Retype the records below from their first line through the line containing "59, 14, 0];", and include nothing else.

start Dataset records

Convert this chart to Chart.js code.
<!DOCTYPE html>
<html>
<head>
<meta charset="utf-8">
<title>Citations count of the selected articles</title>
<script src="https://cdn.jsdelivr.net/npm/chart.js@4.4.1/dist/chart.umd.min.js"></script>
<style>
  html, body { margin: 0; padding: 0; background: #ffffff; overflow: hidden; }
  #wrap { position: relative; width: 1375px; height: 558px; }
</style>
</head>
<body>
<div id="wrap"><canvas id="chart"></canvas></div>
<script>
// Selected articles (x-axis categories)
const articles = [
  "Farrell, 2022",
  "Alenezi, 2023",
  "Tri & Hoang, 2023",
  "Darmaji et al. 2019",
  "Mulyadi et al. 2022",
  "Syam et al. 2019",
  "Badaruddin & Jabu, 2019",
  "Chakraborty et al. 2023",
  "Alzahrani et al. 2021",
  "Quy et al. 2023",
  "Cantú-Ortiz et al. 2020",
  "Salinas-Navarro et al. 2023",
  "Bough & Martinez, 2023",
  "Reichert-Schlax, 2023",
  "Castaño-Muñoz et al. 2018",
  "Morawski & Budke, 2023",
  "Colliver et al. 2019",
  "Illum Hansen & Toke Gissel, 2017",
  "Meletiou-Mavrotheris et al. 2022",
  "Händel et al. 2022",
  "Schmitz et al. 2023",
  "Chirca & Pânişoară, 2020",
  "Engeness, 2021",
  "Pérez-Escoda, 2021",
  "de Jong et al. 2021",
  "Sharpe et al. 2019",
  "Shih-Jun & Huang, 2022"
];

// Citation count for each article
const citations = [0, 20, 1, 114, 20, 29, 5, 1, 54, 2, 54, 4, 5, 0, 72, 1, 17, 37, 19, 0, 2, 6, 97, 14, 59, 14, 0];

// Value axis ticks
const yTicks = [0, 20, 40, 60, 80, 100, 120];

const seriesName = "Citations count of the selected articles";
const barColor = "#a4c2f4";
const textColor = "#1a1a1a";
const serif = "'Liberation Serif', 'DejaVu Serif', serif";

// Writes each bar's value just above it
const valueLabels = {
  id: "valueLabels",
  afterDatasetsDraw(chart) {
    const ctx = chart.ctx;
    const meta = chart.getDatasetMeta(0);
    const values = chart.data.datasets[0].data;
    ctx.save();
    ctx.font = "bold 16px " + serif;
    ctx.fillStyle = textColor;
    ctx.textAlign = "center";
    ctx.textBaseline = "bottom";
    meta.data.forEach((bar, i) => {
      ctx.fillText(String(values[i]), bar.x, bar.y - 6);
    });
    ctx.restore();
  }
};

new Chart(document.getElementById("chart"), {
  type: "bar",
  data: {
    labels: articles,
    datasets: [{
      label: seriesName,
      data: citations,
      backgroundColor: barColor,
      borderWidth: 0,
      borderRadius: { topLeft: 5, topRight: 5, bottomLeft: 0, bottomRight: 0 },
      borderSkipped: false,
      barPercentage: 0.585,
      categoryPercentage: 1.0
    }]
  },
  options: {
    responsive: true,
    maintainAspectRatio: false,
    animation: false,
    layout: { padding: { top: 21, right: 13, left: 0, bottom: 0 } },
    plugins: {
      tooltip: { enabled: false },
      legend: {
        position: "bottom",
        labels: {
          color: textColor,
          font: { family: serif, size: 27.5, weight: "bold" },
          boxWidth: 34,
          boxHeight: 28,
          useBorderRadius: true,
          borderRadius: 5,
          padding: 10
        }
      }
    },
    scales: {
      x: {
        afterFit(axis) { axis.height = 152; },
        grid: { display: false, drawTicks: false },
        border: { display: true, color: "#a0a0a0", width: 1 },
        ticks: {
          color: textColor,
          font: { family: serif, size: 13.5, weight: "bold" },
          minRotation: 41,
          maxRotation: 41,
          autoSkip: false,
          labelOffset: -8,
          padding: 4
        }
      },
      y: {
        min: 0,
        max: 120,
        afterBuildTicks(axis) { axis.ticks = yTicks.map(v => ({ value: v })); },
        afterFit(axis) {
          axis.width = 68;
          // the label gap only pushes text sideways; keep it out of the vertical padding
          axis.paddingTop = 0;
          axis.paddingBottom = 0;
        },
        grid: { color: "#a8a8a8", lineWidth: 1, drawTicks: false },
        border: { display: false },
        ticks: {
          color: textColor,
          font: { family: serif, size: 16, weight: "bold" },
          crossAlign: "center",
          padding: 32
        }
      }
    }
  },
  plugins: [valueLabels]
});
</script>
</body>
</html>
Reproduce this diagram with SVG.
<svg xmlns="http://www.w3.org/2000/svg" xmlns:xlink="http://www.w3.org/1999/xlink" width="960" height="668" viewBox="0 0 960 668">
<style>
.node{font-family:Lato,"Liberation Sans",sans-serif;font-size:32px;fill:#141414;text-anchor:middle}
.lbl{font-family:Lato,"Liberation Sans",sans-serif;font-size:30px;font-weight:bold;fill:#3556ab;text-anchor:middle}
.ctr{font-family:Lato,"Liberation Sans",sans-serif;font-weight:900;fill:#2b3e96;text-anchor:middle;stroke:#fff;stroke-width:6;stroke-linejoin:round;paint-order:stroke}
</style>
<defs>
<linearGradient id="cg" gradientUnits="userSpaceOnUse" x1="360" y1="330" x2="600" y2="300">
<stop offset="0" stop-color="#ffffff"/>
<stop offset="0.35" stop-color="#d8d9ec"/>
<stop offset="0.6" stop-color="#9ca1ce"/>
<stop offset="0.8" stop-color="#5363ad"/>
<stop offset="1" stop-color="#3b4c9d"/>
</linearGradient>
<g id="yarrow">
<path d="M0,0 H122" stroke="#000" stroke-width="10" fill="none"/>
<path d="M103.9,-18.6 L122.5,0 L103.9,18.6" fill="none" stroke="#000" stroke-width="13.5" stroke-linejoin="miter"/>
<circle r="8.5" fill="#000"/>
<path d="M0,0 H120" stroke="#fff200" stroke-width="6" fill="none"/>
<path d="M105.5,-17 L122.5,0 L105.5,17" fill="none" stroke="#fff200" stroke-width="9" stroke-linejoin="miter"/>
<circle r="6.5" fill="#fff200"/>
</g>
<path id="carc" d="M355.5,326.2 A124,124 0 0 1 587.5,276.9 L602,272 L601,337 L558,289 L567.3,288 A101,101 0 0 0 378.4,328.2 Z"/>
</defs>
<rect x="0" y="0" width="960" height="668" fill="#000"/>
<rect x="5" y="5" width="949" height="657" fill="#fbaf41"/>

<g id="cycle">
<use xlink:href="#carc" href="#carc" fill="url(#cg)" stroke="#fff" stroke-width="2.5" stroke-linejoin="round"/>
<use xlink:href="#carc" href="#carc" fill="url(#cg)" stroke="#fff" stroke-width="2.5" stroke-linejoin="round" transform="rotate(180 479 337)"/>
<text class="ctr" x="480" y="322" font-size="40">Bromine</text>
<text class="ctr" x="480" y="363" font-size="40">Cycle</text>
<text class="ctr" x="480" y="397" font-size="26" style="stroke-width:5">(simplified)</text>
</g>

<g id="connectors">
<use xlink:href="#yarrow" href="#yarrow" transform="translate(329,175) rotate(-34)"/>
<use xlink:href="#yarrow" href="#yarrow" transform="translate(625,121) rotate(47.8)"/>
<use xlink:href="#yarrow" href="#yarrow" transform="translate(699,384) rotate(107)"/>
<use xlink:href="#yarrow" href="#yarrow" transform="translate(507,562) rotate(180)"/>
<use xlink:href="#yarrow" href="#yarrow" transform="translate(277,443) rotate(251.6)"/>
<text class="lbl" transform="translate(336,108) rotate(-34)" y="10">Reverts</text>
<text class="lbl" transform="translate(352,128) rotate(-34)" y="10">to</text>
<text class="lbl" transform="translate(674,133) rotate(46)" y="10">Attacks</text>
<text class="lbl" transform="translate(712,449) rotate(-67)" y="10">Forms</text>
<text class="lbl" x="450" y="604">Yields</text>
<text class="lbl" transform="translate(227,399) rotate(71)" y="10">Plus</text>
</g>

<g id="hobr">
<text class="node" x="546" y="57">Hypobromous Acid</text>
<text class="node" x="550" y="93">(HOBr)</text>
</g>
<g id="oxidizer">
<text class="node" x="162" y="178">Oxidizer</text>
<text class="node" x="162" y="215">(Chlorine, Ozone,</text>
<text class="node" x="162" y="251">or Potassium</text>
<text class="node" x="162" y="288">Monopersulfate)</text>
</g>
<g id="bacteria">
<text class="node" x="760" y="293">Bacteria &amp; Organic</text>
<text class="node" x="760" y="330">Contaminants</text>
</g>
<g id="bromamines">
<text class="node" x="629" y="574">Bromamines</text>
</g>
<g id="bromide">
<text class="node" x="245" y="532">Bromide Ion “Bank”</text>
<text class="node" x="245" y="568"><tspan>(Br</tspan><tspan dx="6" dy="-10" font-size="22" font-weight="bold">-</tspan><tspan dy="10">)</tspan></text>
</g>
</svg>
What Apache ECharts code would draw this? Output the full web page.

end Dataset records

### Output below
Convert this chart to Chart.js code.
<!DOCTYPE html>
<html>
<head>
<meta charset="utf-8">
<title>Citations count of the selected articles</title>
<script src="https://cdn.jsdelivr.net/npm/chart.js@4.4.1/dist/chart.umd.min.js"></script>
<style>
  html, body { margin: 0; padding: 0; background: #ffffff; overflow: hidden; }
  #wrap { position: relative; width: 1375px; height: 558px; }
</style>
</head>
<body>
<div id="wrap"><canvas id="chart"></canvas></div>
<script>
// Selected articles (x-axis categories)
const articles = [
  "Farrell, 2022",
  "Alenezi, 2023",
  "Tri & Hoang, 2023",
  "Darmaji et al. 2019",
  "Mulyadi et al. 2022",
  "Syam et al. 2019",
  "Badaruddin & Jabu, 2019",
  "Chakraborty et al. 2023",
  "Alzahrani et al. 2021",
  "Quy et al. 2023",
  "Cantú-Ortiz et al. 2020",
  "Salinas-Navarro et al. 2023",
  "Bough & Martinez, 2023",
  "Reichert-Schlax, 2023",
  "Castaño-Muñoz et al. 2018",
  "Morawski & Budke, 2023",
  "Colliver et al. 2019",
  "Illum Hansen & Toke Gissel, 2017",
  "Meletiou-Mavrotheris et al. 2022",
  "Händel et al. 2022",
  "Schmitz et al. 2023",
  "Chirca & Pânişoară, 2020",
  "Engeness, 2021",
  "Pérez-Escoda, 2021",
  "de Jong et al. 2021",
  "Sharpe et al. 2019",
  "Shih-Jun & Huang, 2022"
];

// Citation count for each article
const citations = [0, 20, 1, 114, 20, 29, 5, 1, 54, 2, 54, 4, 5, 0, 72, 1, 17, 37, 19, 0, 2, 6, 97, 14, 59, 14, 0];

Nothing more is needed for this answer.